## Prompt
Your task is to transcribe the records exactly, skipping every image.

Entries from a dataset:
****************************************

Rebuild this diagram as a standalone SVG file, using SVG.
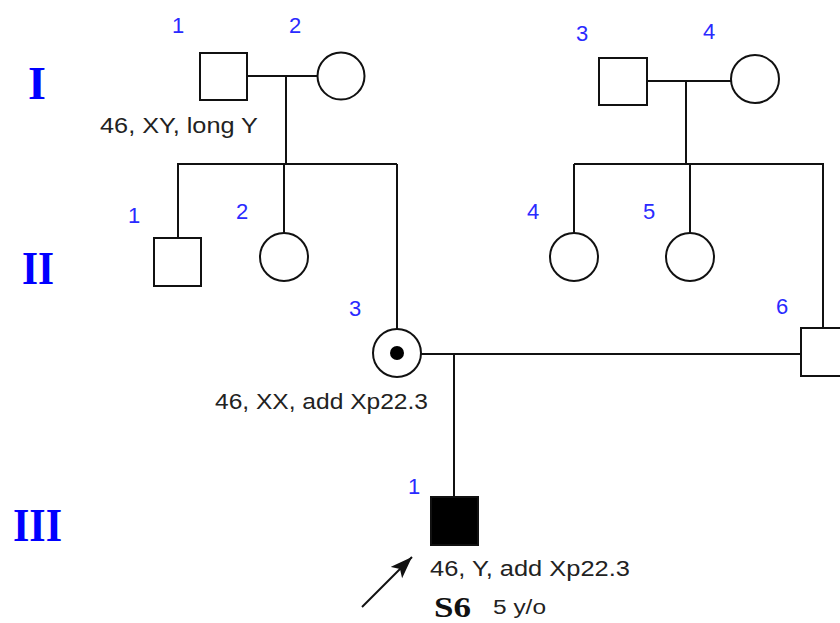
<svg xmlns="http://www.w3.org/2000/svg" width="840" height="623" viewBox="0 0 840 623">
<defs>
<style>
.sym{fill:#fff;stroke:#111;stroke-width:2}
.aff{fill:#000;stroke:#111;stroke-width:2}
.ln{fill:none;stroke:#111;stroke-width:2}
.num{font-family:"Liberation Sans",Arial,sans-serif;font-size:22px;fill:#2a2aff;text-anchor:middle}
.gen{font-family:"Liberation Serif","Times New Roman",serif;font-size:46px;font-weight:bold;fill:#0000ff;text-anchor:middle}
.lab{font-family:"Liberation Sans",Arial,sans-serif;font-size:22px;fill:#222}
</style>
<marker id="ah" markerUnits="userSpaceOnUse" markerWidth="26" markerHeight="20" refX="22" refY="8" orient="auto">
<path d="M0,0 L22,8 L0,16 L5,8 z" fill="#111"/>
</marker>
</defs>
<rect width="840" height="623" fill="#fff"/>

<g id="generations">
<text class="gen" x="37" y="99">I</text>
<text class="gen" x="38" y="284" textLength="32" lengthAdjust="spacingAndGlyphs">II</text>
<text class="gen" x="37.5" y="541" textLength="49" lengthAdjust="spacingAndGlyphs">III</text>
</g>

<g id="connectors">
<path class="ln" d="M247,76 H318 M286,76 V164 M177,164 H397 M178,164 V238 M284,164 V233 M397,164 V329"/>
<path class="ln" d="M647,81 H731 M686,81 V164 M574,164 H824 M574,164 V233 M690,164 V233 M823,164 V328"/>
<path class="ln" d="M421,354 H801 M454,354 V497"/>
<line class="ln" x1="362" y1="607" x2="412" y2="557" marker-end="url(#ah)"/>
</g>

<g id="I-1">
<rect class="sym" x="200" y="53" width="47" height="47"/>
<text class="num" x="178" y="33">1</text>
<text class="lab" x="100" y="133" textLength="158" lengthAdjust="spacingAndGlyphs">46, XY, long Y</text>
</g>
<g id="I-2">
<circle class="sym" cx="341" cy="76" r="23.5"/>
<text class="num" x="295" y="33">2</text>
</g>
<g id="I-3">
<rect class="sym" x="599" y="58" width="48" height="47"/>
<text class="num" x="582" y="41">3</text>
</g>
<g id="I-4">
<circle class="sym" cx="755" cy="79" r="24"/>
<text class="num" x="709" y="39">4</text>
</g>

<g id="II-1">
<rect class="sym" x="154" y="238" width="47" height="48"/>
<text class="num" x="134" y="223">1</text>
</g>
<g id="II-2">
<circle class="sym" cx="284" cy="257" r="24"/>
<text class="num" x="242" y="219">2</text>
</g>
<g id="II-3">
<circle class="sym" cx="397" cy="353" r="24"/>
<circle cx="397" cy="353" r="7" fill="#000"/>
<text class="num" x="355" y="316">3</text>
<text class="lab" x="215" y="409" textLength="213" lengthAdjust="spacingAndGlyphs">46, XX, add Xp22.3</text>
</g>
<g id="II-4">
<circle class="sym" cx="574" cy="257" r="24"/>
<text class="num" x="533" y="219">4</text>
</g>
<g id="II-5">
<circle class="sym" cx="690" cy="257" r="24"/>
<text class="num" x="649" y="219">5</text>
</g>
<g id="II-6">
<rect class="sym" x="801" y="328" width="47" height="48"/>
<text class="num" x="782" y="314">6</text>
</g>

<g id="III-1">
<rect class="aff" x="431" y="497" width="47" height="48"/>
<text class="num" x="414" y="494">1</text>
<text class="lab" x="430" y="576" textLength="200" lengthAdjust="spacingAndGlyphs">46, Y, add Xp22.3</text>
<text x="434" y="617" font-family="'Liberation Serif','Times New Roman',serif" font-size="29" font-weight="bold" fill="#111" textLength="37" lengthAdjust="spacingAndGlyphs">S6</text>
<text class="lab" x="493" y="614" style="font-size:20px" textLength="53" lengthAdjust="spacingAndGlyphs">5 y/o</text>
</g>
</svg>
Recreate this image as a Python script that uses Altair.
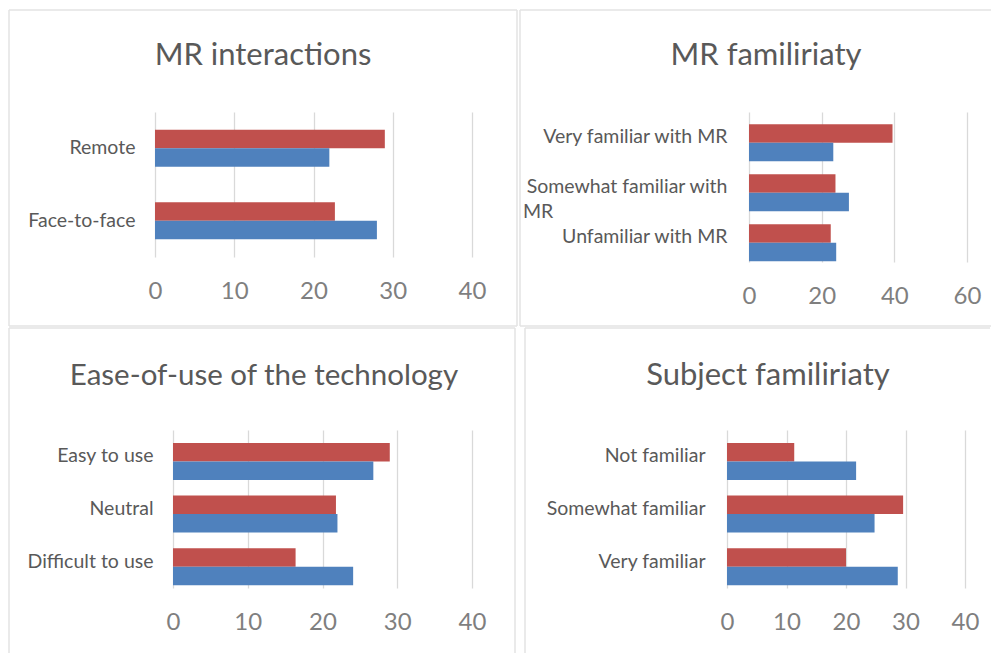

****************************************

## Expected answer
Rebuild this diagram as a standalone SVG file, using SVG.
<svg xmlns="http://www.w3.org/2000/svg" width="840" height="623" viewBox="0 0 840 623">
<defs>
<style>
.sym{fill:#fff;stroke:#111;stroke-width:2}
.aff{fill:#000;stroke:#111;stroke-width:2}
.ln{fill:none;stroke:#111;stroke-width:2}
.num{font-family:"Liberation Sans",Arial,sans-serif;font-size:22px;fill:#2a2aff;text-anchor:middle}
.gen{font-family:"Liberation Serif","Times New Roman",serif;font-size:46px;font-weight:bold;fill:#0000ff;text-anchor:middle}
.lab{font-family:"Liberation Sans",Arial,sans-serif;font-size:22px;fill:#222}
</style>
<marker id="ah" markerUnits="userSpaceOnUse" markerWidth="26" markerHeight="20" refX="22" refY="8" orient="auto">
<path d="M0,0 L22,8 L0,16 L5,8 z" fill="#111"/>
</marker>
</defs>
<rect width="840" height="623" fill="#fff"/>

<g id="generations">
<text class="gen" x="37" y="99">I</text>
<text class="gen" x="38" y="284" textLength="32" lengthAdjust="spacingAndGlyphs">II</text>
<text class="gen" x="37.5" y="541" textLength="49" lengthAdjust="spacingAndGlyphs">III</text>
</g>

<g id="connectors">
<path class="ln" d="M247,76 H318 M286,76 V164 M177,164 H397 M178,164 V238 M284,164 V233 M397,164 V329"/>
<path class="ln" d="M647,81 H731 M686,81 V164 M574,164 H824 M574,164 V233 M690,164 V233 M823,164 V328"/>
<path class="ln" d="M421,354 H801 M454,354 V497"/>
<line class="ln" x1="362" y1="607" x2="412" y2="557" marker-end="url(#ah)"/>
</g>

<g id="I-1">
<rect class="sym" x="200" y="53" width="47" height="47"/>
<text class="num" x="178" y="33">1</text>
<text class="lab" x="100" y="133" textLength="158" lengthAdjust="spacingAndGlyphs">46, XY, long Y</text>
</g>
<g id="I-2">
<circle class="sym" cx="341" cy="76" r="23.5"/>
<text class="num" x="295" y="33">2</text>
</g>
<g id="I-3">
<rect class="sym" x="599" y="58" width="48" height="47"/>
<text class="num" x="582" y="41">3</text>
</g>
<g id="I-4">
<circle class="sym" cx="755" cy="79" r="24"/>
<text class="num" x="709" y="39">4</text>
</g>

<g id="II-1">
<rect class="sym" x="154" y="238" width="47" height="48"/>
<text class="num" x="134" y="223">1</text>
</g>
<g id="II-2">
<circle class="sym" cx="284" cy="257" r="24"/>
<text class="num" x="242" y="219">2</text>
</g>
<g id="II-3">
<circle class="sym" cx="397" cy="353" r="24"/>
<circle cx="397" cy="353" r="7" fill="#000"/>
<text class="num" x="355" y="316">3</text>
<text class="lab" x="215" y="409" textLength="213" lengthAdjust="spacingAndGlyphs">46, XX, add Xp22.3</text>
</g>
<g id="II-4">
<circle class="sym" cx="574" cy="257" r="24"/>
<text class="num" x="533" y="219">4</text>
</g>
<g id="II-5">
<circle class="sym" cx="690" cy="257" r="24"/>
<text class="num" x="649" y="219">5</text>
</g>
<g id="II-6">
<rect class="sym" x="801" y="328" width="47" height="48"/>
<text class="num" x="782" y="314">6</text>
</g>

<g id="III-1">
<rect class="aff" x="431" y="497" width="47" height="48"/>
<text class="num" x="414" y="494">1</text>
<text class="lab" x="430" y="576" textLength="200" lengthAdjust="spacingAndGlyphs">46, Y, add Xp22.3</text>
<text x="434" y="617" font-family="'Liberation Serif','Times New Roman',serif" font-size="29" font-weight="bold" fill="#111" textLength="37" lengthAdjust="spacingAndGlyphs">S6</text>
<text class="lab" x="493" y="614" style="font-size:20px" textLength="53" lengthAdjust="spacingAndGlyphs">5 y/o</text>
</g>
</svg>
Recreate this image as a Python script that uses Altair.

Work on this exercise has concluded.